But a brief moment after concluding her remarks about multiculturalism, Merkel went to the trouble of softening the message and paying the required lip service, explaining that "Islam has become part of Germany." Cameron was forced to go on the defensive and express remorse when his comments were published almost two years after they were made.
The other critical voices in the continent against the ongoing immigration were hushed and deemed inciting, racist and as having a far right touch. In the European "open sky" policy, there appeared to be no multiple signs that the continent was coming to its senses and putting an end to the absorption of immigrants.
So when the official Europe and the European establishment is still insisting on not waking up from its dogmatic sleep, and when the wake-up call Cameron so hoped for is failing to arrive, it's only natural for it to wake up several years later, frantic over the results of the European Parliament elections, in which the far right and neo-Nazis made unprecedented gains, and even clarified that taking over the government in key countries will become a feasible mission if Europe sticks to its policy.
Journalists in Europe, who did everything in their power in the past decade to conceal the failed integration of the "new immigrants" from Islamic countries, the soaring crime rates, the violence, the imams' inciting words, the oppression of women and the acts of rape in immigration centers in the continent's cities, and who made sure to lash out at anyone who dared question that immigration – are now shocked at the election results and running huge, hysterical headlines such as "Earthquake," "Catastrophe," "Europe is going back several decades" and "The continent is returning to the dark ages."
Intellectuals in the continent, who in the past few years inflamed the media denial of the Islamic immigration problem and blasted anyone who spoke ill of its "blessed" contribution, have been riled up since the elections.
Academics and cultural figures – who haven't ceased to joyfully lament the sinking nationalism in the continent in recent years – are now forced to view the lively and kicking nationalism on Europe's streets like in eastern Ukraine.
Politicians from the continent's central stream, who buried their heads in the sand and turned it into a profession and turned political correctness into a binding decree, are staring yearningly at figures like Udo Voigt from the German National Democratic Party (NPD), which claims that "Europe is a continent for white people," take their seat at the European Parliament.
Citizens refusing to swallow liberal pill
This is the mess that the continent's leaders, its superficial journalists and other honorable people created for the continent's subjects.

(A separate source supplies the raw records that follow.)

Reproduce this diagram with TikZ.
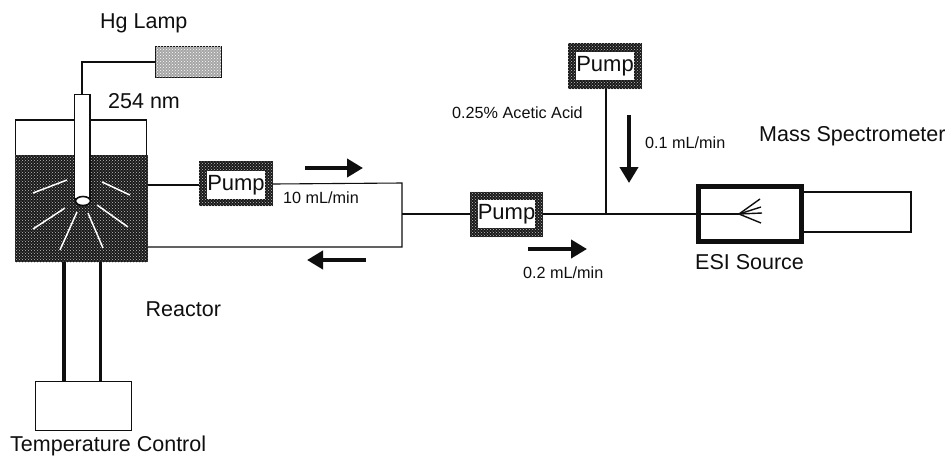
\documentclass[tikz,border=0pt]{standalone}
\usepackage{fontspec}
\setmainfont{Liberation Sans}
\usetikzlibrary{patterns,arrows.meta,shapes.geometric}
\definecolor{ink}{gray}{0.06}
\tikzset{
  x=1pt,y=-1pt,
  every node/.style={inner sep=0pt,text=ink},
  wire/.style={draw=ink,line width=1.1pt},
  bigtext/.style={font=\fontsize{21.5}{24}\selectfont,anchor=west},
  smalltext/.style={font=\fontsize{16.2}{18}\selectfont,anchor=west},
  dotfill/.style={fill=black!90,postaction={pattern=crosshatch dots,pattern color=white!75!black}},
  flow/.style={draw=ink,line width=4pt,-{Triangle[length=16pt,width=18pt]}},
  ray/.style={draw=white,line width=1.5pt},
  pumpinner/.style={fill=white,minimum width=56pt,minimum height=28pt,font=\fontsize{22}{24}\selectfont},
}
\begin{document}
\begin{tikzpicture}
\useasboundingbox (0,0) rectangle (945,456);
\fill[white] (0,0) rectangle (945,456);
% coordinates
\coordinate (bend) at (82,62);
\coordinate (tubeT) at (82,94);
% lamp
\node[draw=ink,line width=1.6pt,minimum width=66pt,minimum height=31pt,fill=black!35,postaction={pattern=crosshatch dots,pattern color=white}] (lamp) at (188.5,62) {};
\draw[wire] (lamp.west) -- (bend) -- (tubeT);
\node[bigtext] (hg) at (100,23) {Hg Lamp};
\node[bigtext] (nm) at (108,101) {254 nm};
% reactor
\draw[draw=ink,line width=1.4pt] (15.5,120) rectangle (146.5,156);
\path[dotfill] (15,155) rectangle (148,262);
% rays
\coordinate (bulb) at (83,201);
\foreach \a/\b/\c/\d in {67/180/33/193, 102/182/130/195, 65/208/33/229, 97/205/128/227, 77/212/60/250, 88/213/103/248}{
  \draw[ray] (\a,\b) -- (\c,\d);
}
\draw[draw=ink,line width=1.2pt,fill=white] (74.5,94.5) -- (90,94.5) -- (90,199) -- (74.5,199) -- cycle;
\node[ellipse,fill=white,draw=ink,line width=1.6pt,minimum width=15pt,minimum height=9pt] (bulbn) at (bulb) {};
% legs + temp control
\node[draw=ink,line width=1.3pt,minimum width=96pt,minimum height=48.5pt] (temp) at (83.5,406) {};
\draw[draw=ink,line width=4pt] (63.5,262) -- (63.5,382);
\draw[draw=ink,line width=2.6pt] (100.5,262) -- (100.5,382);
\node[bigtext] (tc) at (10,445.5) {Temperature Control};
\node[bigtext] (rl) at (145.5,309) {Reactor};
% pumps
\fill[dotfill] (199,161) rectangle (273,206);
\node[pumpinner] (p1) at (236,185) {Pump};
\fill[dotfill] (470,191.5) rectangle (543,237);
\node[pumpinner] (p2) at (506.5,214) {Pump};
\fill[dotfill] (568,43) rectangle (642,89);
\node[pumpinner] (p3) at (605,66) {Pump};
\coordinate (p1L) at (199,185);
\coordinate (p1R) at (273,184);
\coordinate (p2L) at (470,214);
\coordinate (p2R) at (543,214);
\coordinate (p3B) at (606,89);
\coordinate (j) at (606,214);
\coordinate (rTop) at (148,185);
\coordinate (rBot) at (148,247);
\coordinate (loopT) at (402,183);
\coordinate (loopB) at (402,247);
\coordinate (loopM) at (402,214);
\draw[wire] (rTop) -- (p1L);
\draw[wire] (p1R) -- (loopT) -- (loopB) -- (rBot);
\draw[wire] (loopM) -- (p2L);
\draw[wire] (p2R) -- (696,214);
\draw[wire] (p3B) -- (j);
% flows
\coordinate (a1s) at (305,168); \coordinate (a1e) at (363,168);
\coordinate (a2s) at (366,260); \coordinate (a2e) at (307,260);
\coordinate (a3s) at (528,249); \coordinate (a3e) at (587,249);
\coordinate (a4s) at (629,115); \coordinate (a4e) at (629,183);
\draw[flow] (a1s) -- (a1e);
\draw[flow] (a2s) -- (a2e);
\draw[flow] (a3s) -- (a3e);
\draw[flow] (a4s) -- (a4e);
\node[smalltext] (l1) at (283,198) {10 mL/min};
\node[smalltext] (l2) at (523,273) {0.2 mL/min};
\node[smalltext] (l3) at (645,143) {0.1 mL/min};
\node[smalltext] (l4) at (452,113) {0.25\% Acetic Acid};
% ESI
\draw[draw=ink,line width=1.3pt] (804,192) -- (911,192) -- (911,232) -- (804,232);
\node[draw=ink,line width=5pt,minimum width=103pt,minimum height=55pt] (esi) at (750,214) {};
\draw[draw=ink,line width=2.6pt] (696,214) -- (739,214);
\coordinate (tip) at (739,214);
\foreach \x/\y in {760/199, 761/207, 762/213, 761/223}{\draw[draw=ink,line width=1.4pt] (tip) -- (\x,\y);}
\node[bigtext] (es) at (695,262) {ESI Source};
\node[bigtext] (ms) at (759,136) {Mass Spectrometer};
\end{tikzpicture}
\end{document}
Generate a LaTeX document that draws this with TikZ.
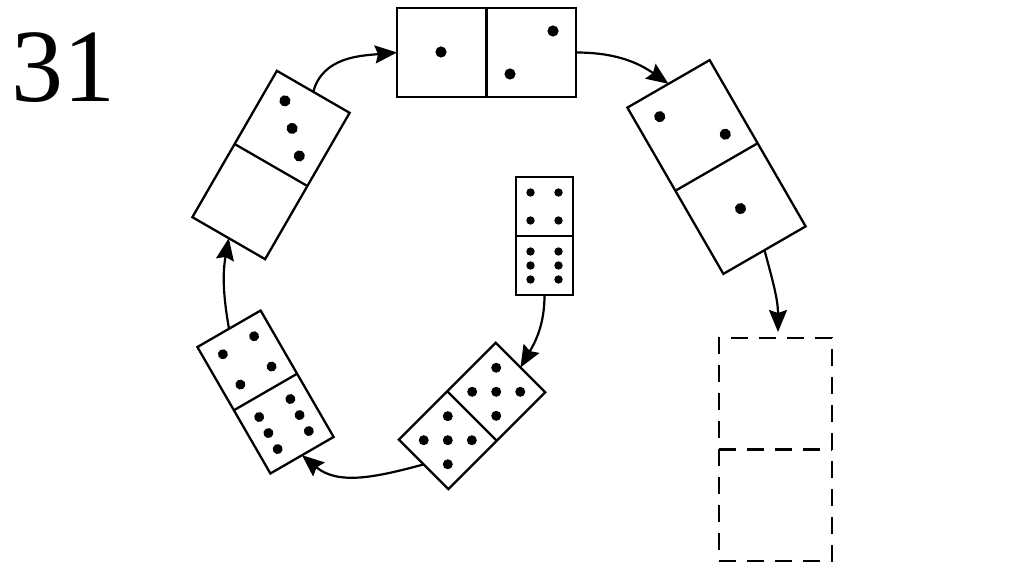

A mess which more and more Europeans can no longer deal with, realizing that when the sword of Islam hangs over their continent's ancient cultural and demographic identity, voting for far right elements, and even for neo-Nazis, is not an indecent option.
This is also the "immigrants' stew" which local rights organizations and leftist groups have tried and are still trying to spoil here too – whether by objecting to the erection of a fence on the border with Sinai and torpedoing the effective "hot return" of infiltrators to Sinai, or by their stubborn attempt to prevent their removal from Israel through propaganda, financial aid and appeals to the High Court of Justice and foreign elements.
It should be noted that not every Muslim in the continent properly observes the commands of the Islam, Sharia and jihad, but when the options they face are either Europe and its culture or Muhammad's religion and its derivatives – the majority of the sons of Islam favor the values of their family home over those of the new European home.
This was understood by an increasing number of Europeans who made their way to the voting stations last week, with the pictures of the Madrid attacks and the murder of Theo van Gogh in Amsterdam in 2004 still fresh in their minds, as well as the London attacks in 2005, the riots in response to the publication of the Muhammad cartoons in Denmark that year (which led to the killing of more than 1,000 people around the world) and the slaughter of a British soldier in the middle of London by Michael Adebolajo and his friend in 2013.
And yet, despite the variety of warning signs piling up in the continent, about the invasion of Islamists on the one hand and the radical rightist to neo-Nazi reaction on the other, it seems that the European establishment, with its academic, media and cultural extensions, has yet to internalize the trouble and continues to click its tongue, refuse to accept responsibility and deny reality and the approaching calamity.
For some reason, a growing number of Europe's veteran citizens are refusing to swallow this liberal pill, to its producers' great sorrow.